■ Stored data
** Begin **

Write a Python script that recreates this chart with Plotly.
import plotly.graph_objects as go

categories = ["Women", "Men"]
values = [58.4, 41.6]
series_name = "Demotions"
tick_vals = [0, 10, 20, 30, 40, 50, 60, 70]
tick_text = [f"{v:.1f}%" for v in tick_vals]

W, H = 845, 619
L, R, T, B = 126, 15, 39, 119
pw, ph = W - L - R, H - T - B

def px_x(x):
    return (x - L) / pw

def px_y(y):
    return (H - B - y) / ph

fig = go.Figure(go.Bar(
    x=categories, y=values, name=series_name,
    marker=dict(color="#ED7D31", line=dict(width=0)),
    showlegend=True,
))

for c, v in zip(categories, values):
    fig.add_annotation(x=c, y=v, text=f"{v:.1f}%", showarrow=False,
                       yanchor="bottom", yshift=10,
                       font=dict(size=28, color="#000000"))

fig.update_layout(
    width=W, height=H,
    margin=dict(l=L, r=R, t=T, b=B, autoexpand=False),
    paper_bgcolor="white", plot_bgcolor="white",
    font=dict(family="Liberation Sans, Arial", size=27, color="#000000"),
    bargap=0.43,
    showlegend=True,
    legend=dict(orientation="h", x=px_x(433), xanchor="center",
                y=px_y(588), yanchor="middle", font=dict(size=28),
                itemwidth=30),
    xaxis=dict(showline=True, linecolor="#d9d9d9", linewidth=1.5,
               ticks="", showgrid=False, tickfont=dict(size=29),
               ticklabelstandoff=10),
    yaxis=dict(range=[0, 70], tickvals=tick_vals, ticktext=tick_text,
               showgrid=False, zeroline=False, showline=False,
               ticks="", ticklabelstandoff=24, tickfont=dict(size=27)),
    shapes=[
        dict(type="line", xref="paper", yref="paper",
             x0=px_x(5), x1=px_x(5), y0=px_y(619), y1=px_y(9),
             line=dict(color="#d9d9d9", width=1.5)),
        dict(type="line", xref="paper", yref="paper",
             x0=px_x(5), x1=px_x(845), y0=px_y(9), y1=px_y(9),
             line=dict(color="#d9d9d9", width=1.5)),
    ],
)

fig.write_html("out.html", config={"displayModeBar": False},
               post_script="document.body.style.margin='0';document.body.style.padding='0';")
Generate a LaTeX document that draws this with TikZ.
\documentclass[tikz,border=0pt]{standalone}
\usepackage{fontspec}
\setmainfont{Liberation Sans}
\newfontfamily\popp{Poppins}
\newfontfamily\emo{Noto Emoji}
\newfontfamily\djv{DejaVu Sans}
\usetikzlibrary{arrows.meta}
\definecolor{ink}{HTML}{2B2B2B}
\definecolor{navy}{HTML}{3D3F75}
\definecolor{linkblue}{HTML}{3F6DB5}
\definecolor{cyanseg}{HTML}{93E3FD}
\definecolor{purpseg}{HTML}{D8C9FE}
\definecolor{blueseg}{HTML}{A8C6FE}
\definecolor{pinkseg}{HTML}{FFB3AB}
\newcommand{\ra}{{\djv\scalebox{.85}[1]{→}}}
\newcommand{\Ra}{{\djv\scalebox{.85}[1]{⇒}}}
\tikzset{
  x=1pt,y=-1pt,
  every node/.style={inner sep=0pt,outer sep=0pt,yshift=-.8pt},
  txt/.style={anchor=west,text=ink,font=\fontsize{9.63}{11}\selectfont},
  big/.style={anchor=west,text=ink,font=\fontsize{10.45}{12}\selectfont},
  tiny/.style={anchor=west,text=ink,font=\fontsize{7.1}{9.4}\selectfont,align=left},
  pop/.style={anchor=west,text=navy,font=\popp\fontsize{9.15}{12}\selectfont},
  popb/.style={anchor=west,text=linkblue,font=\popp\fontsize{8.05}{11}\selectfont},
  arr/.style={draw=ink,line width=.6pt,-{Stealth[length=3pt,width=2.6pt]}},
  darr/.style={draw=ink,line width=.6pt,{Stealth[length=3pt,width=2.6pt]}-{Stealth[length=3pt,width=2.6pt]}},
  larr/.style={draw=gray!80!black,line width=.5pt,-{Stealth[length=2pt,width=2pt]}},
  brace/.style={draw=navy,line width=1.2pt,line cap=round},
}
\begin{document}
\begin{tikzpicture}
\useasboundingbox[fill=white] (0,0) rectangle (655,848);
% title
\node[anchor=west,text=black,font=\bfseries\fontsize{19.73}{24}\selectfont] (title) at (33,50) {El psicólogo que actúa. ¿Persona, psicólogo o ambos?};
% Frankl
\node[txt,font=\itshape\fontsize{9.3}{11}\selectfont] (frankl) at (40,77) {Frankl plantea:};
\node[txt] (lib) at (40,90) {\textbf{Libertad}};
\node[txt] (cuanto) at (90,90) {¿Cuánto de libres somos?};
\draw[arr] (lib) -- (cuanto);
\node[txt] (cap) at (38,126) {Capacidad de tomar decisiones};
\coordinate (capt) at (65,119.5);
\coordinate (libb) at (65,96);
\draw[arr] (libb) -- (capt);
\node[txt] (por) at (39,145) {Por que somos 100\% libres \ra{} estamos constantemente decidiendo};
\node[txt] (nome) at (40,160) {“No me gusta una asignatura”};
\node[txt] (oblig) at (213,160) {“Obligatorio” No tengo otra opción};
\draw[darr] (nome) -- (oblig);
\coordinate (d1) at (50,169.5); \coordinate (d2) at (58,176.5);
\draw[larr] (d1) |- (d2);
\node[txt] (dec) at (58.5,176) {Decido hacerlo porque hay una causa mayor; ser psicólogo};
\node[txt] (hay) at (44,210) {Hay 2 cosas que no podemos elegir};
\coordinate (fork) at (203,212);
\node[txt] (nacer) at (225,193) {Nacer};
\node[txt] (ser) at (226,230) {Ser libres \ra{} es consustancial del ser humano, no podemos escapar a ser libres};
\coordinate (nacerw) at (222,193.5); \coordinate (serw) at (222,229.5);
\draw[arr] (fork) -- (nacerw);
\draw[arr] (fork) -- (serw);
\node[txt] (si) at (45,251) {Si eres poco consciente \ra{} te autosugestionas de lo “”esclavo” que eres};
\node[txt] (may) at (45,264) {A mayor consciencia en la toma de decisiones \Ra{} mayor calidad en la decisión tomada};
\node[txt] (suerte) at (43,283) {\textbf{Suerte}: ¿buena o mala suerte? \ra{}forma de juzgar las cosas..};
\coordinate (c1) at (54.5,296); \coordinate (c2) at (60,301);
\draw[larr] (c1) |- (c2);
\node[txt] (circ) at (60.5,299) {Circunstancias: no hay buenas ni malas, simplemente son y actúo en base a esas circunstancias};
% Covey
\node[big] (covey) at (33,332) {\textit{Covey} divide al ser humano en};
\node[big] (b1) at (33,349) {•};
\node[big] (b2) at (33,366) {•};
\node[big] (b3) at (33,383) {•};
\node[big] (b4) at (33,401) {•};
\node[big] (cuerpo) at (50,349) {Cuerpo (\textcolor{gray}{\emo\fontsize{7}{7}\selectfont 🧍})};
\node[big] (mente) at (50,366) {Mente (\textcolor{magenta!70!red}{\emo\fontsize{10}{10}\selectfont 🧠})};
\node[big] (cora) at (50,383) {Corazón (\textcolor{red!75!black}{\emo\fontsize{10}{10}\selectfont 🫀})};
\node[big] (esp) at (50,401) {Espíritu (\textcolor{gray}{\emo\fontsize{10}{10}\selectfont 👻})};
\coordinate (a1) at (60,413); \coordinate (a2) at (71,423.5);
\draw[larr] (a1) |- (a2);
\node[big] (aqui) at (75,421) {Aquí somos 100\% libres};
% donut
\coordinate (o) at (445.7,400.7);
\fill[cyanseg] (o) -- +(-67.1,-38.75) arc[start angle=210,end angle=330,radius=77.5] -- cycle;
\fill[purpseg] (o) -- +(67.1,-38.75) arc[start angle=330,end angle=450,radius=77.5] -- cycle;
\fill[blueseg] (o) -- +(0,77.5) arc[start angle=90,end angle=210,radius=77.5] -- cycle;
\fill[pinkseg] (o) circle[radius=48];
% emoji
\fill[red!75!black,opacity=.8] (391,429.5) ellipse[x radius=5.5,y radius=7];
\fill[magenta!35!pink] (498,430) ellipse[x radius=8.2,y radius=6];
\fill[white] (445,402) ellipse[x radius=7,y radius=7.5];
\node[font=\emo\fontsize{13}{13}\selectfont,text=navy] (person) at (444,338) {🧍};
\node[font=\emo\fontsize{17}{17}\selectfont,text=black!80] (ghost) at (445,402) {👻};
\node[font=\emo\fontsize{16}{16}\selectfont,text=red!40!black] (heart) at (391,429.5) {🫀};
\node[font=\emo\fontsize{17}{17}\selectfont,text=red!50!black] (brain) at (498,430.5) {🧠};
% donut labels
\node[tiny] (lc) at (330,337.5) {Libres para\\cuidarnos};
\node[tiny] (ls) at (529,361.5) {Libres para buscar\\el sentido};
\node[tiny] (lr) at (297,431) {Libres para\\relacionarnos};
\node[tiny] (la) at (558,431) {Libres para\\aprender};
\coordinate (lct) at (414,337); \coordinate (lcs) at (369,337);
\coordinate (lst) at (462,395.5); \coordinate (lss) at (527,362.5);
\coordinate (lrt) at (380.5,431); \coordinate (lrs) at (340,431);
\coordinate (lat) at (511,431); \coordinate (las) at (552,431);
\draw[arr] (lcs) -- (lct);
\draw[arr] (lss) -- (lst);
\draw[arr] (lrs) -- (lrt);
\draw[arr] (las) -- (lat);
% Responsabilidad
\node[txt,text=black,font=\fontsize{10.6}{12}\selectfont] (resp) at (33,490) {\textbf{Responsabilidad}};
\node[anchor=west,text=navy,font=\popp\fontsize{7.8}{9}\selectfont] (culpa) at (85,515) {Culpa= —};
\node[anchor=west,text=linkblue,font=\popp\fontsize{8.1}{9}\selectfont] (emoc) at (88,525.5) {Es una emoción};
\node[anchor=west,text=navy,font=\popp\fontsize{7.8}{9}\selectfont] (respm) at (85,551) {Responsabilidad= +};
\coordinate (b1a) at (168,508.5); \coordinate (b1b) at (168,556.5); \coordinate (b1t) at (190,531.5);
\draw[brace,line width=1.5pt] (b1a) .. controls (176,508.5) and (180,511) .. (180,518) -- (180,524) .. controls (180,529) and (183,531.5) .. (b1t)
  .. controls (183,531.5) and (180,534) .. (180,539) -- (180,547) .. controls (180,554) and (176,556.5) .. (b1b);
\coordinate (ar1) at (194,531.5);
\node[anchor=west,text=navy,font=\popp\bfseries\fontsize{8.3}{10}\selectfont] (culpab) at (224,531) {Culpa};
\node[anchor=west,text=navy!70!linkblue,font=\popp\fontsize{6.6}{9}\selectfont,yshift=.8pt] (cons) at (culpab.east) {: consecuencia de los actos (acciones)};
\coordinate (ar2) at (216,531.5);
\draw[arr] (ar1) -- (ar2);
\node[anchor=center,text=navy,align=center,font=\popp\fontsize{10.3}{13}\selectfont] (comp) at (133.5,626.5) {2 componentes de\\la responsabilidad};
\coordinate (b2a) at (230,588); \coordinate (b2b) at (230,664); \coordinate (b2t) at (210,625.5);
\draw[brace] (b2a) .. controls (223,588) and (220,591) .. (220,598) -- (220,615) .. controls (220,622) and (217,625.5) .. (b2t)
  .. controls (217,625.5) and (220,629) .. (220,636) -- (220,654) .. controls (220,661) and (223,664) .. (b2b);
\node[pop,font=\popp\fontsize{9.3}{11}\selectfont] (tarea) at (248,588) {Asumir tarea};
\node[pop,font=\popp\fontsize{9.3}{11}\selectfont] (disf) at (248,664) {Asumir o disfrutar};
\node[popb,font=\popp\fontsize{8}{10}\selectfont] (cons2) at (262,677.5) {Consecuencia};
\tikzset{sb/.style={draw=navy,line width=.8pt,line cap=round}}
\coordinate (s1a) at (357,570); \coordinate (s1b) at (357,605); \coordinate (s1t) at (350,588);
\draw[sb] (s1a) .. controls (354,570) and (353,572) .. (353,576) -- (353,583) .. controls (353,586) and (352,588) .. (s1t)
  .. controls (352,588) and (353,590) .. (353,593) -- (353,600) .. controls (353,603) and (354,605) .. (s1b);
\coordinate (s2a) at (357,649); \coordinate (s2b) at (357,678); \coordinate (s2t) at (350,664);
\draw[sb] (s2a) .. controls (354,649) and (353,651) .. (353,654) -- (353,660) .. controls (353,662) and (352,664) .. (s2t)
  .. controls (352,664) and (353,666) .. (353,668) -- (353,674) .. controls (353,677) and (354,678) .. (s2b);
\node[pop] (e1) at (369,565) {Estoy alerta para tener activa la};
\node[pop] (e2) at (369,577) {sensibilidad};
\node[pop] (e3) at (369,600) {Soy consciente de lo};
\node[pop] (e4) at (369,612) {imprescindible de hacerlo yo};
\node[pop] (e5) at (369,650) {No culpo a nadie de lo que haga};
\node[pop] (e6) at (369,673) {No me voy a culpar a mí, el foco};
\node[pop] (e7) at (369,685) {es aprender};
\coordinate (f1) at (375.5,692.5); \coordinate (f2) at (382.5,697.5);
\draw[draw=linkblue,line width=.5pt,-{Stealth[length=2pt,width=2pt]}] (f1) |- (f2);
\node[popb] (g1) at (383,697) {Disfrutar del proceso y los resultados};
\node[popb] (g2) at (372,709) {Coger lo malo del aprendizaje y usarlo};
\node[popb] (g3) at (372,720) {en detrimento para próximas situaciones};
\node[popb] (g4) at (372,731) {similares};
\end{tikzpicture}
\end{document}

** End **

Set down each line of the material verbatim, from the first line through the line that contains "import plotly.graph_objects as go".

■ Task output
Write a Python script that recreates this chart with Plotly.
import plotly.graph_objects as go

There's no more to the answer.